Supplied material:
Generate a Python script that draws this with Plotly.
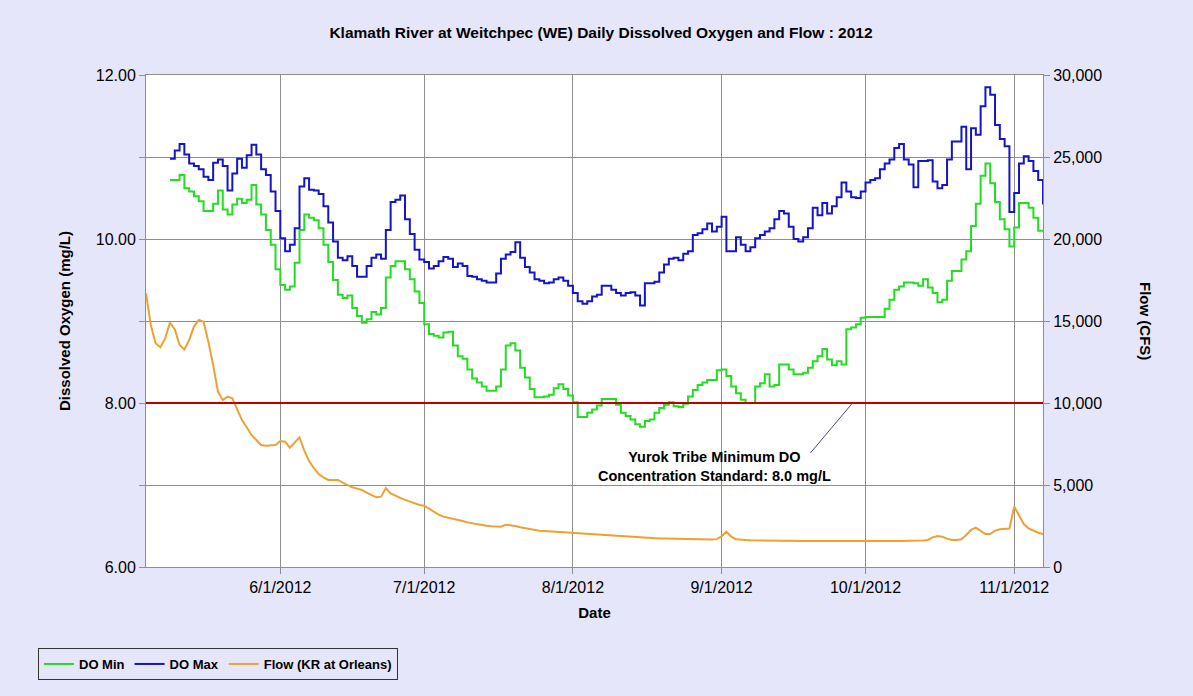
import plotly.graph_objects as go
import pandas as pd

# ---------------- data ----------------
do_start = "2012-05-09"
do_max = [
    10.98, 11.08, 11.16, 11.03, 10.92, 10.89, 10.85, 10.76, 10.72, 10.93,
    10.97, 10.89, 10.59, 10.80, 10.98, 10.87, 11.02, 11.15, 11.03, 10.85,
    10.78, 10.58, 10.34, 10.01, 9.85, 9.93, 10.13, 10.64, 10.74, 10.60,
    10.59, 10.55, 10.40, 10.20, 9.97, 9.77, 9.74, 9.79, 9.67, 9.54,
    9.54, 9.67, 9.77, 9.81, 9.76, 10.11, 10.45, 10.48, 10.53, 10.24,
    10.06, 9.87, 9.75, 9.72, 9.64, 9.67, 9.73, 9.78, 9.76, 9.66,
    9.70, 9.67, 9.55, 9.54, 9.51, 9.49, 9.47, 9.47, 9.58, 9.76,
    9.81, 9.84, 9.96, 9.77, 9.66, 9.59, 9.51, 9.49, 9.46, 9.47,
    9.51, 9.53, 9.49, 9.43, 9.34, 9.24, 9.21, 9.24, 9.30, 9.32,
    9.43, 9.43, 9.38, 9.34, 9.31, 9.34, 9.35, 9.31, 9.19, 9.46,
    9.46, 9.48, 9.59, 9.69, 9.76, 9.77, 9.74, 9.82, 9.85, 10.05,
    10.07, 10.12, 10.19, 10.09, 10.15, 10.27, 9.85, 9.85, 10.02, 9.93,
    9.85, 9.90, 10.01, 10.05, 10.09, 10.13, 10.24, 10.34, 10.31, 10.15,
    10.00, 9.97, 10.02, 10.13, 10.38, 10.29, 10.44, 10.31, 10.40, 10.51,
    10.69, 10.58, 10.51, 10.50, 10.58, 10.69, 10.72, 10.74, 10.85, 10.92,
    10.97, 11.11, 11.16, 10.97, 10.91, 10.63, 10.95, 10.95, 10.96, 10.70,
    10.62, 10.66, 10.97, 11.19, 11.19, 11.37, 10.85, 11.35, 11.27, 11.62,
    11.85, 11.76, 11.39, 11.22, 11.13, 10.33, 10.56, 10.92, 11.01, 10.95,
    10.83, 10.72, 10.42,
]
do_min = [
    10.72, 10.72, 10.78, 10.62, 10.58, 10.52, 10.46, 10.34, 10.34, 10.43,
    10.59, 10.36, 10.30, 10.42, 10.49, 10.44, 10.48, 10.66, 10.42, 10.30,
    10.11, 9.93, 9.63, 9.44, 9.38, 9.42, 9.71, 10.11, 10.30, 10.26,
    10.23, 10.13, 9.93, 9.72, 9.50, 9.32, 9.28, 9.31, 9.16, 9.06,
    8.98, 9.02, 9.11, 9.08, 9.16, 9.53, 9.67, 9.73, 9.73, 9.63,
    9.51, 9.36, 9.22, 8.96, 8.84, 8.82, 8.80, 8.86, 8.87, 8.70,
    8.57, 8.54, 8.41, 8.30, 8.25, 8.20, 8.15, 8.15, 8.20, 8.41,
    8.70, 8.73, 8.64, 8.43, 8.31, 8.17, 8.07, 8.07, 8.08, 8.10,
    8.18, 8.23, 8.17, 8.09, 8.01, 7.83, 7.83, 7.88, 7.92, 7.97,
    8.05, 8.05, 8.05, 7.98, 7.88, 7.84, 7.80, 7.74, 7.71, 7.78,
    7.80, 7.88, 7.94, 7.98, 8.01, 7.96, 7.95, 7.99, 8.08, 8.16,
    8.22, 8.25, 8.28, 8.28, 8.40, 8.41, 8.33, 8.20, 8.12, 8.04,
    8.00, 8.00, 8.20, 8.24, 8.35, 8.20, 8.22, 8.47, 8.47, 8.41,
    8.35, 8.35, 8.37, 8.43, 8.51, 8.57, 8.66, 8.53, 8.46, 8.51,
    8.47, 8.90, 8.92, 8.96, 9.04, 9.05, 9.05, 9.05, 9.05, 9.15,
    9.26, 9.38, 9.42, 9.47, 9.47, 9.46, 9.43, 9.51, 9.41, 9.34,
    9.23, 9.26, 9.49, 9.61, 9.61, 9.75, 9.85, 10.16, 10.43, 10.77,
    10.92, 10.68, 10.45, 10.24, 10.12, 9.91, 10.14, 10.44, 10.44, 10.38,
    10.26, 10.10, 10.10,
]
flow_start = "2012-05-04"
flow_cfs = [
    16690, 14760, 13640, 13400, 13940, 14900, 14490, 13540, 13270, 13840,
    14660, 15060, 14960, 13740, 12320, 10690, 10180, 10390, 10290, 9570,
    8960, 8520, 8050, 7740, 7440, 7400, 7400, 7440, 7680, 7640,
    7280, 7600, 7910, 7090, 6460, 6020, 5670, 5470, 5310, 5310,
    5310, 5140, 4980, 4860, 4780, 4700, 4530, 4390, 4250, 4290,
    4800, 4490, 4330, 4210, 4090, 3980, 3880, 3780, 3740, 3550,
    3340, 3190, 3070, 3010, 2950, 2870, 2810, 2720, 2660, 2600,
    2560, 2520, 2480, 2460, 2460, 2580, 2560, 2500, 2420, 2360,
    2300, 2260, 2210, 2200, 2180, 2150, 2130, 2110, 2090, 2070,
    2050, 2030, 2010, 2000, 1990, 1990, 1960, 1930, 1910, 1890,
    1870, 1840, 1810, 1790, 1780, 1760, 1750, 1740, 1740, 1730,
    1720, 1710, 1700, 1690, 1690, 1690, 1690, 1680, 1670, 1700,
    1870, 2150, 1850, 1690, 1650, 1640, 1630, 1630, 1620, 1620,
    1610, 1610, 1600, 1600, 1600, 1590, 1590, 1590, 1580, 1580,
    1580, 1570, 1570, 1570, 1560, 1560, 1560, 1550, 1550, 1550,
    1550, 1560, 1560, 1570, 1570, 1580, 1580, 1590, 1590, 1600,
    1600, 1610, 1620, 1650, 1810, 1890, 1850, 1730, 1650, 1650,
    1690, 1950, 2260, 2400, 2220, 2010, 2010, 2220, 2300, 2300,
    2340, 3680, 3110, 2620, 2360, 2220, 2090, 2010,
]
standard_do = 8.0
x_range = ["2012-05-04", "2012-11-07"]
month_ticks = ["2012-06-01", "2012-07-01", "2012-08-01", "2012-09-01", "2012-10-01", "2012-11-01"]
do_ticks = [6, 7, 8, 9, 10, 11, 12]
do_ticktext = ["6.00", "", "8.00", "", "10.00", "", "12.00"]
flow_ticks = [0, 5000, 10000, 15000, 20000, 25000, 30000]
note_text = "Yurok Tribe Minimum DO<br>Concentration Standard: 8.0 mg/L"
note_pos = ("2012-08-30 12:00", 7.23)
pointer = (("2012-09-19 12:00", 7.39), ("2012-09-28 07:00", 8.0))

do_dates = pd.date_range(do_start, periods=len(do_max), freq="D")
flow_dates = pd.date_range(flow_start, periods=len(flow_cfs), freq="D")

# ---------------- styles ----------------
FONT = "Liberation Sans, Arial, sans-serif"
BG = "#E6E6FA"
GRID = "#8E8E8E"
GREEN = "#22DD22"
BLUE = "#1414C8"
ORANGE = "#F0A030"
RED = "#C00000"

fig = go.Figure()
fig.add_trace(go.Scatter(x=do_dates, y=do_min, name="DO Min", mode="lines",
                         line=dict(color=GREEN, width=2, shape="hv")))
fig.add_trace(go.Scatter(x=do_dates, y=do_max, name="DO Max", mode="lines",
                         line=dict(color=BLUE, width=2, shape="hv")))
fig.add_trace(go.Scatter(x=flow_dates, y=flow_cfs, name="Flow (KR at Orleans)", mode="lines",
                         line=dict(color=ORANGE, width=2), yaxis="y2"))

# standard line
fig.add_shape(type="line", xref="paper", x0=0, x1=1, yref="y", y0=standard_do, y1=standard_do,
              line=dict(color=RED, width=2), layer="above")
# pointer line
fig.add_shape(type="line", xref="x", yref="y",
              x0=pointer[0][0], y0=pointer[0][1], x1=pointer[1][0], y1=pointer[1][1],
              line=dict(color="#4A4A8A", width=1))

fig.add_annotation(x=note_pos[0], y=note_pos[1], xref="x", yref="y", text=note_text,
                   showarrow=False,
                   font=dict(family=FONT, size=14.5, color="#000", weight="bold"),
                   align="center")

# right axis title (reads top to bottom)
fig.add_annotation(x=1 + (1146 - 1043) / 897, y=0.5, xref="paper", yref="paper",
                   xanchor="center", yanchor="middle",
                   text="Flow (CFS)", textangle=90, showarrow=False,
                   font=dict(family=FONT, size=15, color="#000", weight="bold"))

TICKFONT = dict(family=FONT, size=16, color="#000")
TITLEFONT = dict(family=FONT, size=15, color="#000", weight="bold")
axis_common = dict(showline=True, linecolor=GRID, linewidth=1, ticks="outside",
                   ticklen=6, tickcolor=GRID, gridcolor=GRID, gridwidth=1,
                   tickfont=TICKFONT, zeroline=False)

fig.update_layout(
    width=1193, height=696,
    paper_bgcolor=BG, plot_bgcolor="white",
    margin=dict(l=146, r=150, t=75, b=129, autoexpand=False),
    title=dict(text="Klamath River at Weitchpec (WE) Daily Dissolved Oxygen and Flow : 2012",
               x=601 / 1193, xref="container", xanchor="center",
               y=1 - 33 / 696, yref="container", yanchor="middle",
               font=dict(family=FONT, size=15.5, color="#000", weight="bold")),
    xaxis=dict(type="date", range=x_range, tickvals=month_ticks, tickformat="%-m/%-d/%Y",
               showgrid=True, mirror=True,
               title=dict(text="Date", font=TITLEFONT, standoff=12),
               **axis_common),
    yaxis=dict(range=[6, 12], tickvals=do_ticks, ticktext=do_ticktext, showgrid=True,
               title=dict(text="Dissolved Oxygen (mg/L)", font=TITLEFONT, standoff=21),
               **axis_common),
    yaxis2=dict(range=[0, 30000], tickvals=flow_ticks,
                tickformat=",", overlaying="y", side="right", showgrid=False,
                **axis_common),
    legend=dict(orientation="h", x=(38 - 146) / 897, y=(567 - 648) / 492,
                xanchor="left", yanchor="top", bgcolor=BG, bordercolor="#333333", borderwidth=1,
                font=dict(family=FONT, size=13, color="#000", weight="bold"),
                itemwidth=30, tracegroupgap=0),
    showlegend=True,
)

fig.write_html("out.html", config={"displayModeBar": False},
               post_script="document.body.style.margin='0';document.body.style.background='#E6E6FA';")
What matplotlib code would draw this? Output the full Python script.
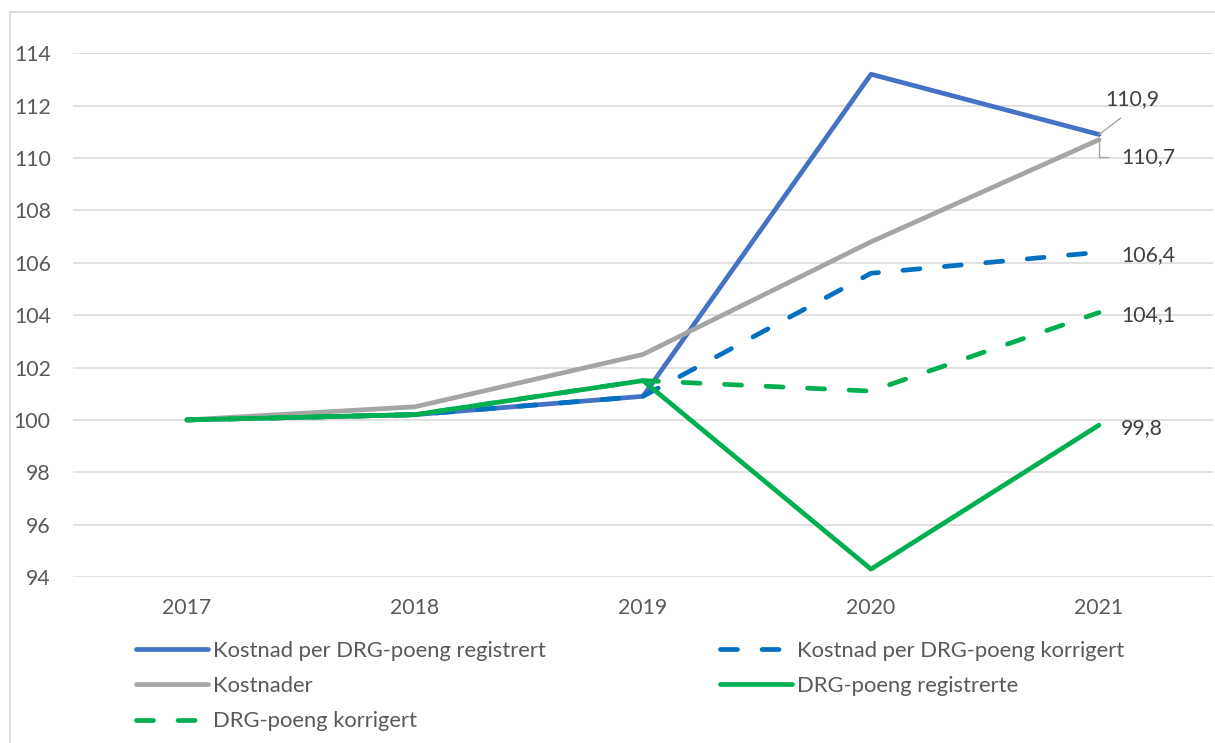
import matplotlib
matplotlib.use("Agg")
import matplotlib.pyplot as plt
from matplotlib.patches import Rectangle

# data (index, 2017 = 100)
years = ["2017", "2018", "2019", "2020", "2021"]
kost_drg_reg = [100, 100.2, 100.9, 113.2, 110.9]
kost_drg_korr = [100, 100.2, 100.9, 105.6, 106.4]
kostnader = [100, 100.5, 102.5, 106.8, 110.7]
drg_reg = [100, 100.2, 101.5, 94.3, 99.8]
drg_korr = [100, 100.2, 101.5, 101.1, 104.1]

labels = ["Kostnad per DRG-poeng registrert", "Kostnad per DRG-poeng korrigert",
          "Kostnader", "DRG-poeng registrerte", "DRG-poeng korrigert"]
y_ticks = [94, 96, 98, 100, 102, 104, 106, 108, 110, 112, 114]

plt.rcParams['font.family'] = ['Lato', 'DejaVu Sans']

W, H = 1215, 743
fig = plt.figure(figsize=(W / 100, H / 100), dpi=100)
ax = fig.add_axes([73 / W, 1 - 577 / H, 1140 / W, (577 - 53.3) / H])

lw = 3.4
dash = (3.6, 5.2)
x = list(range(len(years)))
l1, = ax.plot(x, kost_drg_reg, color='#4472C4', lw=lw, solid_capstyle='round', solid_joinstyle='round')
l2, = ax.plot(x, kost_drg_korr, color='#0070C0', lw=lw, dashes=dash, dash_capstyle='round')
l3, = ax.plot(x, kostnader, color='#A5A5A5', lw=lw, solid_capstyle='round', solid_joinstyle='round')
l4, = ax.plot(x, drg_reg, color='#00B050', lw=lw, solid_capstyle='round', solid_joinstyle='round')
l5, = ax.plot(x, drg_korr, color='#00B050', lw=lw, dashes=dash, dash_capstyle='round')

ax.set_xlim(-0.5, 4.5)
ax.set_ylim(94, 114)
ax.set_yticks(y_ticks)
ax.set_xticks(x)
ax.set_xticklabels(years)
ax.grid(axis='y', color='#D9D9D9', lw=1.1)
ax.set_axisbelow(True)
for s in ax.spines.values():
    s.set_visible(False)
ax.tick_params(length=0, labelsize=15.3, colors='#595959')
ax.tick_params(axis='y', pad=16)
ax.tick_params(axis='x', pad=15)

# data labels for 2021
lab_col = '#404040'
gray = '#A5A5A5'
ax.annotate(f"{kost_drg_reg[-1]:.1f}".replace('.', ','), xy=(4, kost_drg_reg[-1]),
            xytext=(33, 35), textcoords='offset pixels', ha='center', va='center',
            fontsize=15.3, color=lab_col,
            arrowprops=dict(arrowstyle='-', color=gray, lw=1, shrinkA=7, shrinkB=0,
                            relpos=(0.5, 0)))
ax.annotate(f"{kostnader[-1]:.1f}".replace('.', ','), xy=(4, kostnader[-1]),
            xytext=(49, -17), textcoords='offset pixels', ha='center', va='center',
            fontsize=15.3, color=lab_col,
            arrowprops=dict(arrowstyle='-', color=gray, lw=1, shrinkA=7, shrinkB=0,
                            relpos=(0, 0.5), connectionstyle='angle,angleA=0,angleB=90,rad=0'))
for vals in [kost_drg_korr, drg_korr, drg_reg]:
    ax.annotate(f"{vals[-1]:.1f}".replace('.', ','), xy=(4, vals[-1]),
                xytext=(22, -3), textcoords='offset pixels', ha='left', va='center',
                fontsize=15.3, color=lab_col)

# legend, laid out row by row like the original
leg_kw = dict(loc='upper left', frameon=False, fontsize=15.8, handlelength=3.3,
              handletextpad=0.2, labelspacing=0.69, borderpad=0, borderaxespad=0,
              labelcolor='#595959')
fig.legend([l1, l3, l5], [labels[0], labels[2], labels[4]],
           bbox_to_anchor=(136 / W, 1 - 641 / H), **leg_kw)
fig.legend([l2, l4], [labels[1], labels[3]],
           bbox_to_anchor=(720 / W, 1 - 641 / H), **leg_kw)

# chart border
fig.patches.append(Rectangle((10 / W, -0.1), 1.2, 1 - 12 / H + 0.1, transform=fig.transFigure,
                             fill=False, ec='#D9D9D9', lw=1.2))

fig.savefig("out.png", dpi=100)
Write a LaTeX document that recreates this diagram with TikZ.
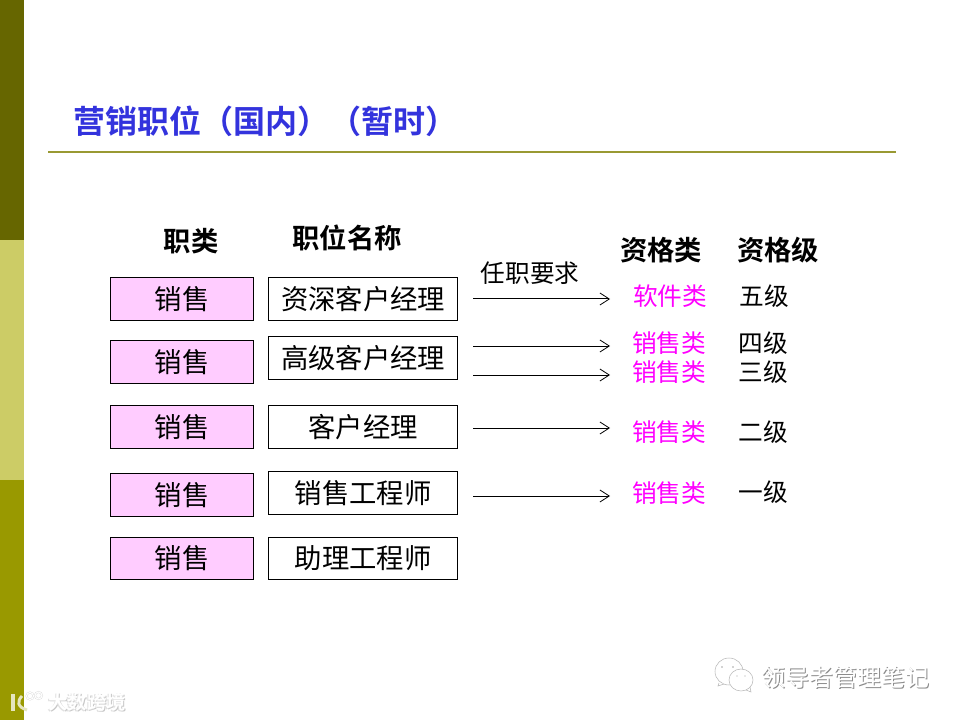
\documentclass[tikz,border=0pt]{standalone}
\usepackage{fontspec}
\setmainfont{Noto Sans CJK SC}[BoldFont=* Bold]
\usetikzlibrary{arrows.meta}
\definecolor{olivea}{HTML}{666600}
\definecolor{oliveb}{HTML}{CCCC66}
\definecolor{olivec}{HTML}{999900}
\definecolor{ruleol}{HTML}{999933}
\definecolor{titleblue}{HTML}{3333DD}
\definecolor{pinkbox}{HTML}{FFCCFF}
\definecolor{magtext}{HTML}{FF00FF}
\tikzset{
  x=0.75pt,y=-0.75pt,
  bx/.style={draw=black,line width=0.75pt,inner sep=0pt,font=\fontsize{20.5}{24}\selectfont,text=black},
  catbox/.style={bx,fill=pinkbox,minimum width=107.5pt,minimum height=32pt},
  posbox/.style={bx,fill=white,minimum width=141.5pt,minimum height=32pt},
  head/.style={inner sep=0pt,font=\fontsize{20.5}{24}\selectfont\bfseries,text=black},
  lab/.style={inner sep=0pt,font=\fontsize{18.5}{22}\selectfont,text=black},
  mag/.style={lab,text=magtext},
  arr/.style={draw=black,line width=0.75pt,-{Straight Barb[length=7pt,width=9pt,line width=0.6pt]}},
  wmleft/.style={inner sep=0pt,font=\fontsize{14.5}{16}\selectfont\bfseries},
  wmright/.style={inner sep=0pt,font=\fontsize{18}{20}\selectfont},
}
\begin{document}
\begin{tikzpicture}
\useasboundingbox (0,0) rectangle (960,720);
\fill[white] (0,0) rectangle (960,720);
\fill[olivea] (0,0) rectangle (24,240);
\fill[oliveb] (0,240) rectangle (24,480);
\fill[olivec] (0,480) rectangle (24,720);
\node[inner sep=0pt,anchor=west,text=titleblue,font=\fontsize{24}{30}\selectfont\bfseries] (title) at (73,121) {营销职位（国内）（暂时）};
\draw[ruleol,line width=1.5pt] (48,152) -- (896,152);
\node[head] (h1) at (191,241) {职类};
\node[head] (h2) at (347,238) {职位名称};
\node[head] (h3) at (661,250) {资格类};
\node[head] (h4) at (778,250) {资格级};
\node[catbox] (c1) at (182,299) {销售};
\node[catbox] (c2) at (182,362) {销售};
\node[catbox] (c3) at (182,427) {销售};
\node[catbox] (c4) at (182,495) {销售};
\node[catbox] (c5) at (182,558.5) {销售};
\node[posbox] (p1) at (363,299) {资深客户经理};
\node[posbox] (p2) at (363,358) {高级客户经理};
\node[posbox] (p3) at (363,427) {客户经理};
\node[posbox] (p4) at (363,493) {销售工程师};
\node[posbox] (p5) at (363,558.5) {助理工程师};
\node[lab] (req) at (530,273) {任职要求};
\coordinate (a1s) at (473,299); \coordinate (a1e) at (610,299);
\coordinate (a2s) at (473,346); \coordinate (a2e) at (610,346);
\coordinate (a3s) at (473,375); \coordinate (a3e) at (610,375);
\coordinate (a4s) at (473,428); \coordinate (a4e) at (610,428);
\coordinate (a5s) at (473,496); \coordinate (a5e) at (610,496);
\draw[arr] (a1s) -- (a1e);
\draw[arr] (a2s) -- (a2e);
\draw[arr] (a3s) -- (a3e);
\draw[arr] (a4s) -- (a4e);
\draw[arr] (a5s) -- (a5e);
\node[mag] (m1) at (670,296) {软件类};
\node[mag] (m2) at (669,343) {销售类};
\node[mag] (m3) at (669,372) {销售类};
\node[mag] (m4) at (669,432) {销售类};
\node[mag] (m5) at (669,493) {销售类};
\node[lab] (g5) at (764,296) {五级};
\node[lab] (g4) at (763,343) {四级};
\node[lab] (g3) at (763,372) {三级};
\node[lab] (g2) at (763,432) {二级};
\node[lab] (g1) at (763,492) {一级};
% left watermark
\node[wmleft,text=black!22] (w1a) at (88,703) {大数跨境};
\node[wmleft,text=black!12] (w1b) at (86,703.5) {大数跨境};
\node[wmleft,text=white] (w1) at (87,702) {大数跨境};
\draw[black!15,line width=1.4pt] (30,696) circle (3.5) (38.5,695.5) circle (3.5);
\draw[white,line width=0.8pt] (30,696) circle (3.5) (38.5,695.5) circle (3.5);
\draw[white!75!olivec,line width=3pt] (13,694) -- (13,711);
\draw[white!75!olivec,line width=2.2pt] (22,696) .. controls (17,701) and (17,707) .. (27,710);
% right watermark
\node[wmright,text=black!45] (w2) at (846,678) {领导者管理笔记};
\node[wmright,text=white] (w3) at (845,677) {领导者管理笔记};
\draw[black!28,line width=0.4pt,fill=white] (729,671.5) ellipse (14 and 13.5);
\draw[black!28,line width=0.4pt,fill=white] (719,683) -- (718,686) -- (724,684);
\draw[black!28,line width=0.4pt,fill=white] (741,680) ellipse (12 and 11);
\draw[black!28,line width=0.4pt] (746,690) -- (751,692) -- (750,687);
\fill[black!35] (722,667) circle (0.8) (733,667) circle (0.8) (737,676) circle (0.7) (745,676) circle (0.7);
\end{tikzpicture}
\end{document}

Exercise: Return only the lines running from the top of the data to the line that holds "import pandas as pd". Include both of those lines, but skip the pictures.

Answer for this exercise:
Generate a Python script that draws this with Plotly.
import plotly.graph_objects as go
import pandas as pd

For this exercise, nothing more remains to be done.